Harebell smiled for the first time.
"Oh, Tom dear, I'm so very glad. I always did know you would get through soon. When did you do it?"
"Well, I can't rightly say as to day an' hour—but I had a try in hospital, and then agen at home—an' it seemed to me as one day I was for goin' in, an' the next for comin' out, an' I didn't get much forrarder, so at last I gets down on my knees and tells the Lord He must please do it all Hisself, for I were come to the Door an' He must do the rest. Bless His name, He seemed to stoop right down an' get hold of me—a reg'lar safe grip—and there I be—very afeared of myself, but very sure o' Him!"
"And do you think I've been naughty and so He's put me outside?
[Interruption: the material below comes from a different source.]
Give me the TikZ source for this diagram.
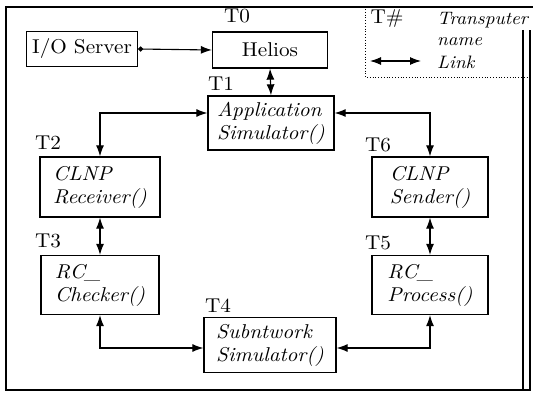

Oh, Tom, do you think you're inside now and I'm outside?"
Harebell's lips were quivering.
"I ain't no scholar, missy, but there be one chapter in the Bible I reads over and over and over! 'Tis the one you mentioned first about the Door. If we be inside the Door, I take it we be in the sheepfold; and if we be in the sheepfold, we be the sheep; and if we be the Lord's sheep, He has us safe, sure enough, for it says, 'Neither shall any man pluck them out of My hand.' You be right enough—just a slip—and you're a-goin' back now to say you're sorry—an' I'm a-comin' a bit o' the way with ye!"
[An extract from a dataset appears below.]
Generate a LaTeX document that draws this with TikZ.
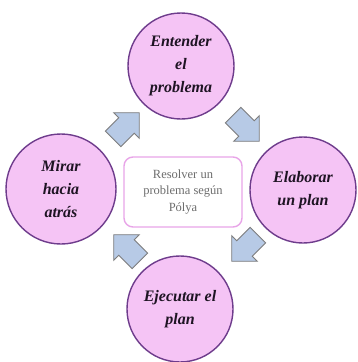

"I haven't said my prayers properly this morning," Harebell confessed with shame. "I gabbled them through. I'll just speak to God here, if you go away—and tell Him I'm sorry."
Tom moved away, rolled up his apron, then caught Chris, and by the time he joined Harebell again, the cloud was off her face.
She mounted Chris, and Tom walked by her side till they reached the high-road.
"There!" he said. "Now 'tis a straight road home, and you can't miss it. Good-bye, little missy; and just put up a prayer for good-for-nothing Tom, will you?"